David Solomon, first vice-president with CB Richard Ellis Group Inc. in Universal City, has been leasing office space in the North L.A. market for more than a decade. He said that barring a major downturn in the overall economy, the region would stay hot throughout 2006.


“The fundamentals are really strong and there’s plenty of space, relative to the overall market base, coming online,” Solomon noted. “Investor confidence has not waned, given lowered vacancies and rising rents.”


John Battle, principal with Lee & Associates in Sherman Oaks, agreed. “The Santa Clarita office market has undergone a renaissance, even with the spiking rents and lowered tenant improvements,” Battle said “Developers are still building, and the spec money is still there.”


Vacancy rates across North L.A., which includes the San Fernando, Santa Clarita and Antelope valleys and portions of the Conejo Valley, fell to 6.3 percent, down sharply from 7.8 percent in the same period last year, according to Grubb & Ellis. The spike in Class A rents was pronounced, averaging about fifteen cents, or roughly 7 percent, higher than the second quarter in 2005, at $2.41 per square foot.


Firms looking to cash in on a booming home building market again paced leasing. Fieldstone Homes will be the first tenant inside the second of two 77,400-square-foot parcels that Opus West Corp. recently put on the market in Valencia. The residential builder took 12,255 square feet. Terms were five years in the $2.60 per square foot range, full service gross.


Irvine-based SunCal Cos., which has specialized in creating master-planned, mixed-use communities in Riverside and San Bernardino counties, snatched up 10,186 square feet in Opus West. The deal was in the $2.60-per square-foot range for 60 months, full service gross.


The quarter’s largest office deal saw the Auto Club of Southern California lease an entire 32,000-square-foot building within Phase III of Valencia’s Tourney Place at Tourney Road and Wayne Mills Drive. Total consideration for the deal with Sapra I LLC was in the range of $11 million for 10 years, full service gross.


Of the 577,562 square feet of new office space under construction in North Los Angeles County, the Conejo Valley accounted for 60 percent. The Santa Clarita Valley made up the balance with 230,343 square feet. Both areas remained a magnet for out-of-town developers.

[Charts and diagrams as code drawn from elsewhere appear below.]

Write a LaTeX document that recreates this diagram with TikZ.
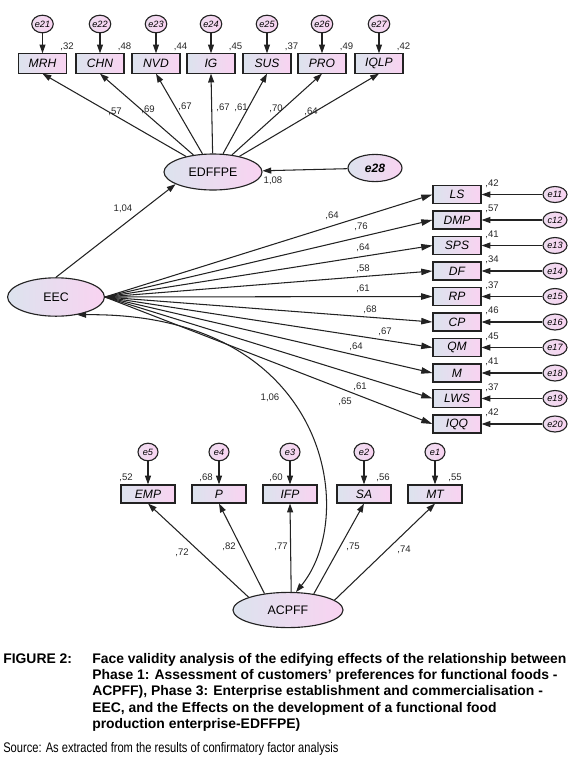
\documentclass[tikz,border=0pt]{standalone}
\usepackage{fontspec}
\setmainfont{Liberation Sans}
\newfontfamily\narrowfont[FakeStretch=0.8]{Liberation Sans}
\usetikzlibrary{arrows.meta,positioning,shapes.geometric}
\definecolor{shdL}{HTML}{DCE3EE}
\definecolor{shdR}{HTML}{F9D3F1}
\definecolor{errL}{HTML}{EEDDF0}
\definecolor{errR}{HTML}{F9D3F1}
\definecolor{edge}{HTML}{222222}
\tikzset{
  obsblk/.style={draw=edge,rectangle,line width=0.8pt,left color=shdL,right color=shdR,minimum width=12mm,minimum height=4.5mm,inner sep=0pt,font=\fontsize{8.6}{9}\selectfont\itshape},
  latent/.style={draw=edge,ellipse,line width=0.8pt,left color=shdL,right color=shdR,inner sep=0pt,font=\fontsize{8.8}{9}\selectfont},
  errnode/.style={draw=edge,ellipse,line width=0.8pt,left color=errL,right color=errR,minimum width=5mm,minimum height=4.4mm,inner sep=0pt,font=\fontsize{6.5}{7}\selectfont\itshape},
  arr/.style={-{Triangle[length=2.2mm,width=1.5mm]},line width=0.75pt,draw=edge},
  dblarr/.style={{Triangle[length=2.2mm,width=1.5mm]}-{Triangle[length=2.2mm,width=1.5mm]},line width=0.75pt,draw=edge},
  num/.style={font=\fontsize{6.8}{7}\selectfont,inner sep=0pt,text=black!85},
  captxt/.style={font=\fontsize{9.9}{11.6}\selectfont\bfseries,inner sep=0pt,align=left}
}

\begin{document}
\begin{tikzpicture}[x=0.25mm,y=-0.25mm]
  \useasboundingbox (0,0) rectangle (580,763);
  % Latent factors
  \node[latent, minimum width=24.5mm, minimum height=9mm] (EDF) at (213,172) {EDFFPE};
  \node[latent, minimum width=24.2mm, minimum height=9.6mm] (EEC) at (56,297) {EEC};
  \node[latent, minimum width=27.5mm, minimum height=8.8mm] (ACP) at (288,610) {ACPFF};
  \node[latent, minimum width=13.5mm, minimum height=6.8mm, font=\fontsize{8.6}{9}\selectfont\bfseries\itshape] (e28) at (375,168) {e28};

  % EDFFPE indicators
  \foreach \i/\x/\nm/\e/\rr/\v/\lx/\ly in {1/42.5/MRH/e21/32/57/115/112, 2/100/CHN/e22/48/69/148/110,
      3/156/NVD/e23/44/67/185/107, 4/211/IG/e24/45/67/223/108, 5/267/SUS/e25/37/61/241/108,
      6/322/PRO/e26/49/70/276/109, 7/379/IQLP/e27/42/64/311/112}{
    \node[obsblk, minimum height=4.8mm] (t\i) at (\x,63.5) {\nm};
    \node[errnode] (et\i) at (\x,24) {\e};
    \node[num] (rt\i) at (\x+24.5,47) {,\rr};
    \node[num] (lt\i) at (\lx,\ly) {,\v};
    \draw[arr] (et\i) -- (t\i);
    \draw[arr] (EDF) -- (t\i.south);
  }
  \draw[arr] (e28) -- (EDF);
  \node[num] (v28) at (273,181) {1,08};

  % EEC indicators
  \foreach \i/\nm/\e/\rr/\v/\lx/\ly in {1/LS/e11/42/64/332/216, 2/DMP/c12/57/76/361/227,
      3/SPS/e13/41/64/363/248, 4/DF/e14/34/58/363/269, 5/RP/e15/37/61/363/289,
      6/CP/e16/46/68/370/310, 7/QM/e17/45/67/385/332, 8/M/e18/41/64/356/347,
      9/LWS/e19/37/61/360/387, 10/IQQ/e20/42/65/345/402}{
    \pgfmathsetmacro\yy{194.5+(\i-1)*25.5}
    \node[obsblk] (r\i) at (457,\yy) {\nm};
    \node[errnode, minimum width=6mm, minimum height=4mm] (er\i) at (555,\yy) {\e};
    \node[num] (rr\i) at (492,\yy-11) {,\rr};
    \node[num] (lr\i) at (\lx,\ly) {,\v};
    \draw[arr] (er\i) -- (r\i);
    \draw[arr, -{Triangle[length=2.8mm,width=1.6mm]}] (EEC.east) -- (r\i.west);
  }
  \draw[arr] (EEC.north) -- (EDF.-162);
  \node[num] (v104) at (123,209) {1,04};

  % ACPFF indicators
  \foreach \i/\x/\nm/\e/\rr/\rx/\v/\lx/\ly/\a in {1/148/EMP/e5/52/126/72/182/553/162,
      2/219/P/e4/68/206/82/229/547/145, 3/290/IFP/e3/60/276/77/281/547/80,
      4/364/SA/e2/56/383/75/353/547/32, 5/435/MT/e1/55/455/74/404/550/12}{
    \node[obsblk, minimum width=13.5mm] (b\i) at (\x,494) {\nm};
    \node[errnode] (eb\i) at (\x,452) {\e};
    \node[num] (rb\i) at (\rx,477.5) {,\rr};
    \node[num] (lb\i) at (\lx,\ly) {,\v};
    \draw[arr] (eb\i) -- (b\i);
    \draw[arr] (ACP.\a) -- (b\i.south);
  }

  % Covariance EEC - ACPFF
  \draw[dblarr] (EEC.-40) .. controls +(250,-3) and +(64,-78) .. (ACP.66);
  \node[num] (v106) at (270,398) {1,06};

  % Caption
  \node[captxt, anchor=base west] (fig) at (3,663) {FIGURE 2:};
  \node[captxt, anchor=north west] (capt) at (92,653) {Face validity analysis of the edifying effects of the relationship between\\
    Phase 1: Assessment of customers' preferences for functional foods -\\
    ACPFF), Phase 3: Enterprise establishment and commercialisation -\\
    EEC, and the Effects on the development of a functional food\\
    production enterprise-EDFFPE)};
  \node[font=\fontsize{9.9}{11}\selectfont\narrowfont, inner sep=0pt, anchor=base west] (src) at (3,752) {Source: As extracted from the results of confirmatory factor analysis};
\end{tikzpicture}
\end{document}
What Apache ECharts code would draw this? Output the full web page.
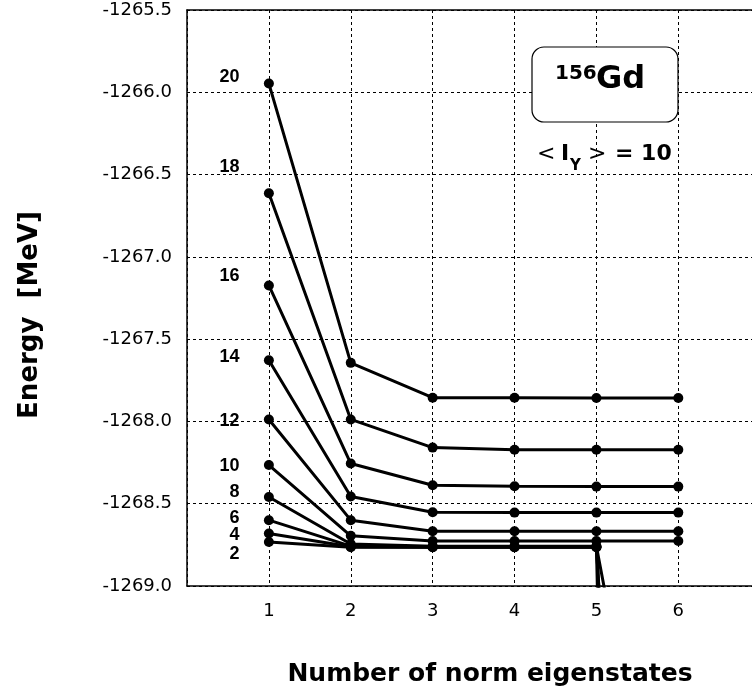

Orange County-based Parker Properties, which purchased, leased and later sold the 177,00 square-foot office park Summit at Valencia, received a conditional use permit to develop a five-story office building near the Golden State (5) Freeway and State Road 126, adjacent to a Courtyard by Marriott which is under construction and a planned Embassy Suites. The 144,000-square-foot project will be called Summit Oaks.


“Summit Oaks, which will target Fortune 500 companies, shows the maturity of the Valencia market,” Solomon added. “The region has averaged 200,000 square feet of absorption for the last few years, in a base that’s approaching 2.5 million. It’s definitely on the radar screens of institutional investors.”


North Los Angeles industrial markets such as Lancaster and Palmdale also saw plenty of action. Overall sales and lease activity was up nearly 1 million square feet from the previous quarter, at a robust 2.9 million square feet. Vacancies across North County reached all-time lows, down to 2.1 percent from last year’s 3.2 percent in the same period.


“Supply is constrained and it’s driving vacancies way down, ” said Craig Peters, executive vice president with CB Richard Ellis. “The San Fernando Valley, which has a 160 million square foot base, is nearly all tapped out.”


Peters said that 56 percent of his recent industrial transactions were by owner/users. In a new trend, he said, industrial buyers are willing to purchase an empty building with the incumbent lease risk to get a better overall return, given how competitive the leased investment sale market has become.


Examples would be two deals within the Valencia Commerce Center, where Commerce Pointe recently completed construction of eight industrial parcels ranging from 9,400 square feet to 21,000 square feet. Melrose Center Investments purchased a vacant 21,544 square-foot parcel for approximately $3.1 million, while Rediger Investments purchased three empty buildings for roughly $5.2 million. The buildings range in size from 10, 756 square feet to 14,536 square feet.